Indian Skimmer (12 February 1984 – c. 2002) was an American-bred, British-trained Thoroughbred racehorse. Trained by Sir Henry Cecil, she was the winner of nine high-class races in Europe, including the French Oaks, the Champion Stakes and the Irish Champion Stakes. Indian Skimmer was one of the top-rated fillies in Europe since World War II.

==Background==
Bred by MIT graduate Ronald J. Worswick in partnership with Ashford Stud in Versailles, Kentucky, the grey filly was out of the mare Nobilaire and sired by Storm Bird. Her grandsire was Northern Dancer, the top sire of the 20th century, and her damsire was Prix de l'Arc de Triomphe winner Vaguely Noble. Her name is that of the rare Indian skimmer (Rynchops albicollis), a bird.

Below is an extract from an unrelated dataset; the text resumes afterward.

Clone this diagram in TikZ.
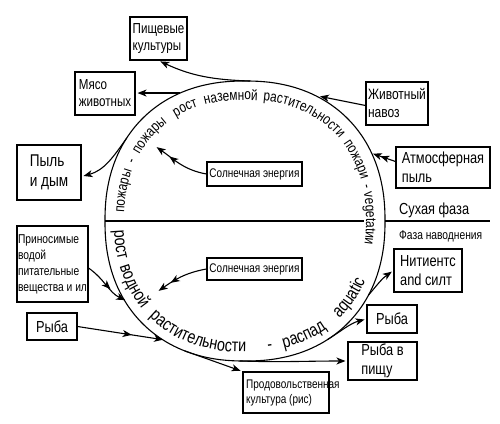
\documentclass[tikz,border=0pt]{standalone}
\usepackage{fontspec}
\setmainfont[FakeStretch=0.8]{Liberation Sans}
\usetikzlibrary{arrows.meta,decorations.text,decorations.markings,calc}
\newcommand\UpArcFont{\fontsize{14.8}{14.8}\selectfont}
\newcommand\LowArcFont{\fontsize{18}{18}\selectfont}
% text along a part of the rounded ring (scale #1 of the ring, parameter #2 to #3)
\newcommand\ArcWord[5]{%
  \path[decorate, decoration={text along path, text align=left, text={|#4|#5}}]
    plot[domain=#2:#3, samples=50] ({245+#1*sx(\x)},{-221+#1*sy(\x)});}
\newcommand\RingPt[2]{\coordinate (#1) at ({245+140*sx(#2)},{-221+140*sy(#2)});}
\tikzset{
  declare function={sx(\t)=sign(cos(\t))*pow(abs(cos(\t))+0.000001,0.9);
                    sy(\t)=sign(sin(\t))*pow(abs(sin(\t))+0.000001,0.9);},
  box/.style={draw, line width=1.1pt, inner sep=0pt, align=left},
  tA/.style={font=\fontsize{12.5}{15}\selectfont},
  tB/.style={font=\fontsize{12.8}{16}\selectfont},
  tC/.style={font=\fontsize{14.5}{17}\selectfont},
  tD/.style={font=\fontsize{15}{18}\selectfont},
  tE/.style={font=\fontsize{16}{19}\selectfont},
  tF/.style={font=\fontsize{17}{20}\selectfont},
  arr/.style={line width=1.1pt, -{Stealth[length=9pt,width=7pt,inset=2.5pt]}, shorten >=2pt},
  midtip/.style={postaction={decorate}, decoration={markings,
      mark=at position #1 with {\arrow{Stealth[length=9pt,width=7pt,inset=2.5pt]}}}},
  ln/.style={line width=1.1pt}
}
\begin{document}
\begin{tikzpicture}[x=1pt,y=1pt]
\useasboundingbox (0,0) rectangle (500,-423);
\coordinate (C) at (245,-221);
% rounded ring
\draw[ln] plot[domain=0:360, samples=361] ({245+140*sx(\x)},{-221+140*sy(\x)}) -- cycle;
% points on the ring
\RingPt{rE}{0}
\RingPt{rW}{180}
\RingPt{rTop}{88.6}
\RingPt{rMeat}{115.2}
\RingPt{rDust}{146}
\RingPt{rProd}{246.8}
\RingPt{rBot}{268.5}
\RingPt{rFish}{303.9}
\RingPt{rNut}{330.4}
% phase line
\coordinate (hlin) at (364,-221);
\coordinate (hend) at (490,-221);
\draw[ln] (rW) -- (hlin);
\draw[ln] (rE) -- (hend);
\node[tE, anchor=west, inner sep=0pt] (dry) at (399,-210) {Сухая фаза};
\node[tB, anchor=west, inner sep=0pt] (wet) at (399,-236) {Фаза наводнения};

% upper ring text (clockwise)
\ArcWord{121}{177}{120}{\UpArcFont}{пожары}
\ArcWord{121}{154.7}{120}{\UpArcFont}{-}
\ArcWord{121}{149.3}{100}{\UpArcFont}{пожары}
\ArcWord{121}{122.5}{80}{\UpArcFont}{рост}
\ArcWord{121}{107}{50}{\UpArcFont}{наземной}
\ArcWord{121}{83}{10}{\UpArcFont}{растительности}
\ArcWord{121}{37.5}{0}{\UpArcFont}{пожари}
\ArcWord{121}{15}{-10}{\UpArcFont}{-}
\ArcWord{121}{11.5}{-40}{\UpArcFont}{vegetatии}
% lower ring text (counterclockwise)
\ArcWord{131}{183}{240}{\LowArcFont}{рост}
\ArcWord{131}{198}{260}{\LowArcFont}{водной}
\ArcWord{131}{225}{300}{\LowArcFont}{растительности}
\ArcWord{131}{278.3}{300}{\LowArcFont}{-}
\ArcWord{131}{285}{340}{\LowArcFont}{распад}
\ArcWord{131}{313.9}{370}{\LowArcFont}{aquatic}

% boxes
\node[box, tC, minimum width=57pt, minimum height=43pt] (pish) at (158.5,-38.5) {Пищевые\\культуры};
\node[box, tC, minimum width=60pt, minimum height=43pt] (myaso) at (105,-93.5) {Мясо\\животных};
\node[box, tF, minimum width=64pt, minimum height=55pt] (pyl) at (49,-172.5) {Пыль\\и дым};
\node[box, tA, minimum width=95pt, minimum height=24pt] (sol1) at (254.5,-174) {Солнечная энергия};
\node[box, tD, minimum width=62pt, minimum height=43pt] (navoz) at (397,-103.5) {Животный\\навоз};
\node[box, tE, minimum width=94pt, minimum height=41pt] (atm) at (443,-167.5) {Атмосферная\\пыль};
\node[box, tB, minimum width=71pt, minimum height=76pt] (prin) at (52.5,-264) {Приносимые\\водой\\питательные\\вещества и ил};
\node[box, tE, minimum width=50pt, minimum height=27pt] (ryba1) at (52,-326.5) {Рыба};
\node[box, tA, minimum width=95pt, minimum height=22pt] (sol2) at (254.5,-269) {Солнечная энергия};
\node[box, tE, minimum width=68pt, minimum height=43pt] (nit) at (428,-270.5) {Нитиентс\\and силт};
\node[box, tE, minimum width=50pt, minimum height=28pt] (ryba2) at (392,-319) {Рыба};
\node[box, tE, minimum width=69pt, minimum height=38pt] (rybap) at (382.5,-361) {Рыба в\\пищу};
\node[box, minimum width=86pt, minimum height=41pt] (prod) at (286,-392.5) {};
\node[tA, anchor=west, align=left, inner sep=0pt] (prodtxt) at (246,-392.5) {Продовольственная\\культура (рис)};

% free arrow ends
\coordinate (ts1) at (155,-146);
\coordinate (tnav) at (318,-96);
\coordinate (tatm) at (371,-153);
\coordinate (tprin) at (127,-301);
\coordinate (tryb) at (165,-340);
\coordinate (ts2) at (157,-292);

% connectors
\draw[arr] (rTop) to[out=178,in=-25] (pish.south);
\draw[arr] (rMeat) -- (rMeat -| myaso.east);
\draw[arr] (rDust) to[out=235,in=15] ([yshift=-4pt]pyl.east);
\draw[arr, midtip=0.7] (sol1.west) to[out=170,in=-35] (ts1);
\draw[arr] ([yshift=-2pt]navoz.west) -- (tnav);
\draw[arr, midtip=0.62] ([yshift=6pt]atm.west) -- (tatm);
\draw[arr, midtip=0.6] ([yshift=-4pt]prin.east) to[out=-35,in=155] (tprin);
\draw[arr, midtip=0.62] (ryba1.east) -- (tryb);
\draw[arr, midtip=0.7] (sol2.west) to[out=190,in=35] (ts2);
\draw[arr] (rNut) to[out=50,in=215] (nit.west);
\draw[arr] (rFish) to[out=32,in=195] (ryba2.west);
\draw[arr] (rBot) to[out=-2,in=180] (rybap.west);
\draw[arr] (rProd) -- (prod.north west);
\end{tikzpicture}
\end{document}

She could be a difficult filly but was brilliant on the racecourse.

==Racing career==
Owned by Sheik Mohammed and trained by Henry Cecil, Indian Skimmer won top-class Group One races against the best fillies of the day, including a victory over Miesque in the 1987 Prix de Diane. In 1988, she beat some of the best colts in England, Ireland and France. Sent to Churchill Downs in Louisville, Kentucky, she finished third to Great Communicator in that year's Breeders' Cup Turf. The horse was retired from racing at the end of the 1989 season.

She is often considered one of the best, if not the best, fillies trained by Cecil.

==Breeding record==
As a broodmare, she produced the Mr. Prospector colt, Manshood, who is the sire of the champion South African mare, Ipi Tombe.